O verdadeiro tema trabalhado subterraneamente por Suite Francesa é a dimensão moral do quotidiano e o modo como acções aparentemente singulares ou pouco importantes podem fazer bascular tudo instantaneamente. A atracção de Lucile (uma impecável Michelle Williams) pelo oficial alemão que é instalado em sua casa (Matthias Schoenaerts) são uma mera reacção à sua educação e boas maneiras por oposição à glacial arrogância da sogra (Kristin Scott Thomas), ou reflectem uma verdadeira necessidade de tocar outro ser humano que não veja nela apenas mais uma aristocrata empertigada? Reflectirá apenas a sua insatisfação com a “moral e os bons costumes” de uma Bussy ancorada numa hipócrita estrutura feudal de “senhores” e “rendeiros” que nem a guerra vem desfazer? 
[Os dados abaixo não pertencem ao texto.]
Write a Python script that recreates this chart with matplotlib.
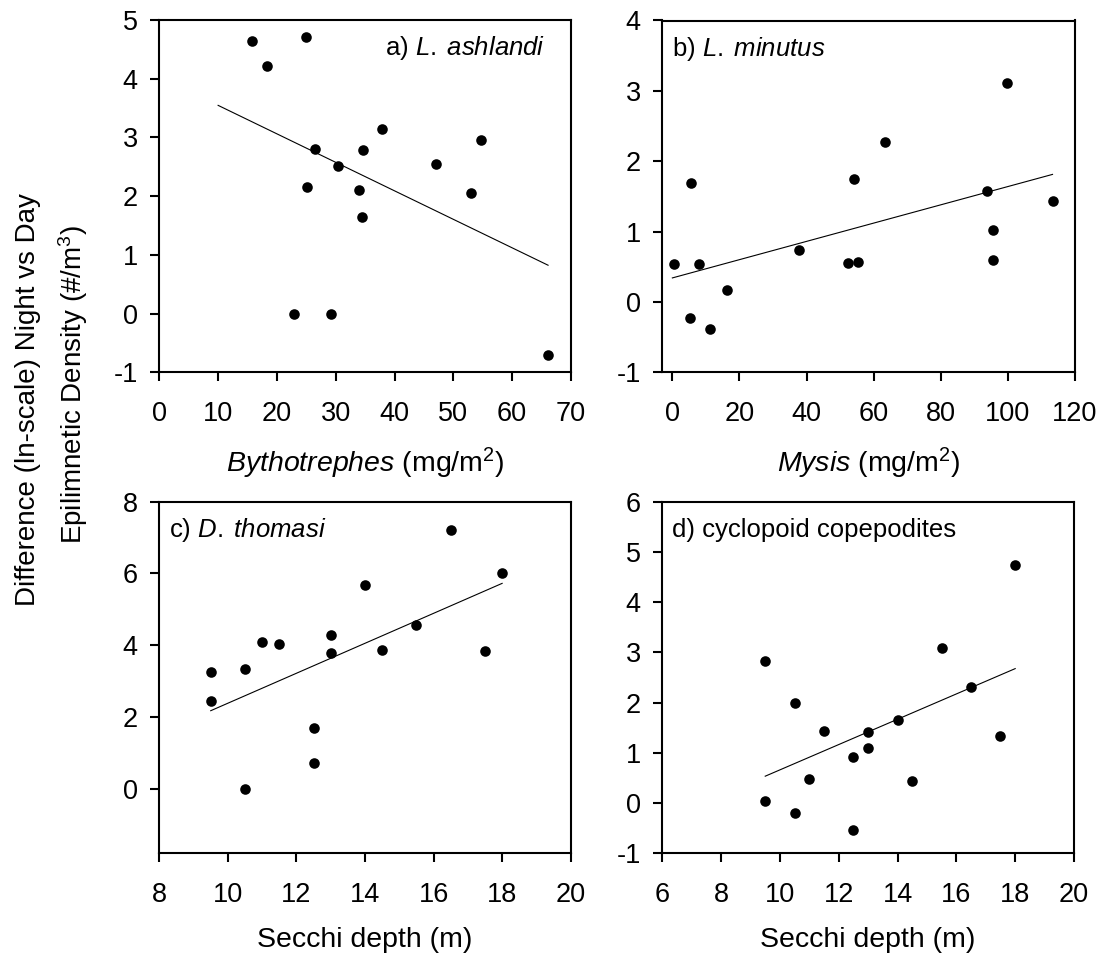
import numpy as np
import matplotlib
matplotlib.use("Agg")
import matplotlib.pyplot as plt

plt.rcParams['font.family'] = ['Liberation Sans', 'DejaVu Sans']
plt.rcParams['mathtext.fontset'] = 'custom'
plt.rcParams['mathtext.rm'] = 'Liberation Sans'
plt.rcParams['mathtext.it'] = 'Liberation Sans:italic'

# ---- data ----
a_x = [15.7, 24.9, 18.3, 26.5, 30.4, 25.1, 34.0, 34.6, 34.4, 37.8, 47.0, 53.0, 54.7, 22.9, 29.2, 66.1]
a_y = [4.65, 4.71, 4.22, 2.80, 2.52, 2.15, 2.11, 2.78, 1.65, 3.15, 2.55, 2.05, 2.96, 0.00, 0.00, -0.71]

b_x = [0.4, 5.7, 7.8, 5.2, 11.3, 16.4, 37.7, 52.3, 55.2, 54.2, 63.4, 93.7, 95.6, 95.6, 99.8, 113.3]
b_y = [0.54, 1.69, 0.54, -0.23, -0.38, 0.17, 0.74, 0.55, 0.57, 1.75, 2.27, 1.57, 1.02, 0.60, 3.11, 1.44]

c_x = [9.5, 9.5, 10.5, 10.5, 11.0, 11.5, 12.5, 12.5, 13.0, 13.0, 14.0, 14.5, 15.5, 16.5, 17.5, 18.0]
c_y = [3.26, 2.45, 3.33, 0.00, 4.09, 4.04, 1.69, 0.72, 4.29, 3.77, 5.67, 3.87, 4.55, 7.22, 3.83, 6.02]

d_x = [9.5, 9.5, 10.5, 10.5, 11.0, 11.5, 12.5, 12.5, 13.0, 13.0, 14.0, 14.5, 15.5, 16.5, 17.5, 18.0]
d_y = [2.82, 0.05, 1.99, -0.19, 0.48, 1.44, 0.91, -0.54, 1.42, 1.09, 1.66, 0.43, 3.09, 2.32, 1.34, 4.74]

fit_start = [10.0, 0.0, 9.5, 9.5]

panel_labels = [r"a) $\it{L.\;ashlandi}$", r"b) $\it{L.\;minutus}$",
                r"c) $\it{D.\;thomasi}$", "d) cyclopoid copepodites"]
xlabels = [r"$\it{Bythotrephes}$ (mg/m$^{2}$)", r"$\it{Mysis}$ (mg/m$^{2}$)",
           "Secchi depth (m)", "Secchi depth (m)"]
xlims = [(0, 70), (-3, 120), (8, 20), (6, 20)]
ylims = [(-1, 5), (-1, 4), (-1.8, 8), (-1, 6)]
xticks = [np.arange(0, 71, 10), np.arange(0, 121, 20), np.arange(8, 21, 2), np.arange(6, 21, 2)]
yticks = [np.arange(-1, 6, 1), np.arange(-1, 5, 1), np.arange(0, 9, 2), np.arange(-1, 7, 1)]

W, H = 1106, 961
fig = plt.figure(figsize=(W / 100, H / 100), dpi=100)

rects = [(159.3, 20, 571, 372.3), (662.3, 20.5, 1075, 372.3),
         (159.3, 501.7, 570.7, 853.3), (662.3, 501.7, 1074, 853.3)]

xs = [a_x, b_x, c_x, d_x]
ys = [a_y, b_y, c_y, d_y]

for i, (l, t, r, b) in enumerate(rects):
    ax = fig.add_axes([l / W, 1 - b / H, (r - l) / W, (b - t) / H])
    x = np.array(xs[i]); y = np.array(ys[i])
    ax.scatter(x, y, s=58, color='black', zorder=3, clip_on=False, linewidths=0)
    k, c0 = np.polyfit(x, y, 1)
    lx = np.array([fit_start[i], x.max()])
    ax.plot(lx, k * lx + c0, color='black', lw=0.8)
    ax.set_xlim(*xlims[i]); ax.set_ylim(*ylims[i])
    ax.set_xticks(xticks[i]); ax.set_yticks(yticks[i])
    ax.set_yticklabels([f"{v:g}" for v in yticks[i]])
    for s in ax.spines.values():
        s.set_linewidth(1.5)
    ax.tick_params(direction='out', length=6.5, width=1.5, labelsize=19.5)
    ax.tick_params(axis='x', pad=14)
    ax.tick_params(axis='y', pad=9)
    ax.set_xlabel(xlabels[i], fontsize=20.5, labelpad=14)
    if i == 0:
        ax.text(0.937, 0.90, panel_labels[i], transform=ax.transAxes, ha='right', va='baseline', fontsize=18.5)
    else:
        ax.text(0.024, 0.90, panel_labels[i], transform=ax.transAxes, ha='left', va='baseline', fontsize=18.5)

fig.text(28 / W, 1 - 400 / H, "Difference (ln-scale) Night vs Day", rotation=90,
         ha='center', va='center', fontsize=20)
fig.text(73 / W, 1 - 384 / H, r"Epilimnetic Density (#/m$^{3}$)", rotation=90,
         ha='center', va='center', fontsize=20)

fig.savefig("out.png", dpi=100)
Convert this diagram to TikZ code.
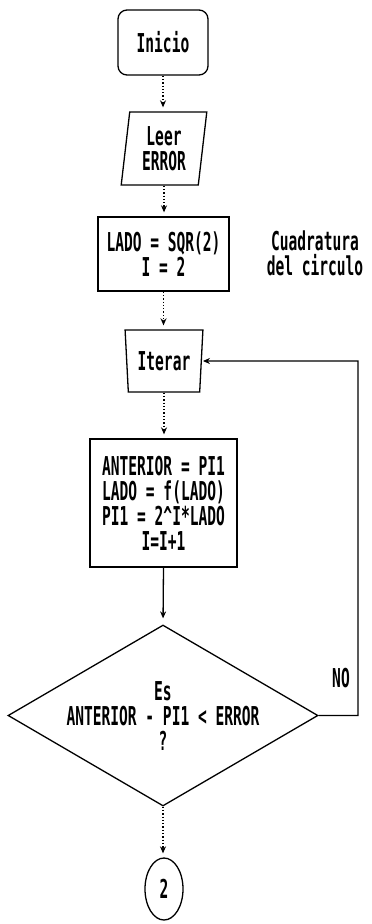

É mais uma variação sobre o tema de sempre do cinema britânico – a divisão social das classes – mas que aqui ganha outros e mais equívocos contornos, permitindo a Dibb construir e manter quase sem esforço um ambiente de tensão subterrânea, e aos actores enriquecerem personagens que de outra maneira poderiam muito facilmente cair no lugar comum. Que Suite Francesa adapte parte do romance incompleto da judia francesa Irène Némirovsky, que morreu tragicamente em Auschwitz em 1942, torna essa exploração das zonas dúbias da “correcção política” ainda mais pungente, e faz deste filme aparentemente igual a tantos outros uma pequena e bem-vinda surpresa pelo meio dos monos que os distribuidores andam a despejar sem rei nem roque.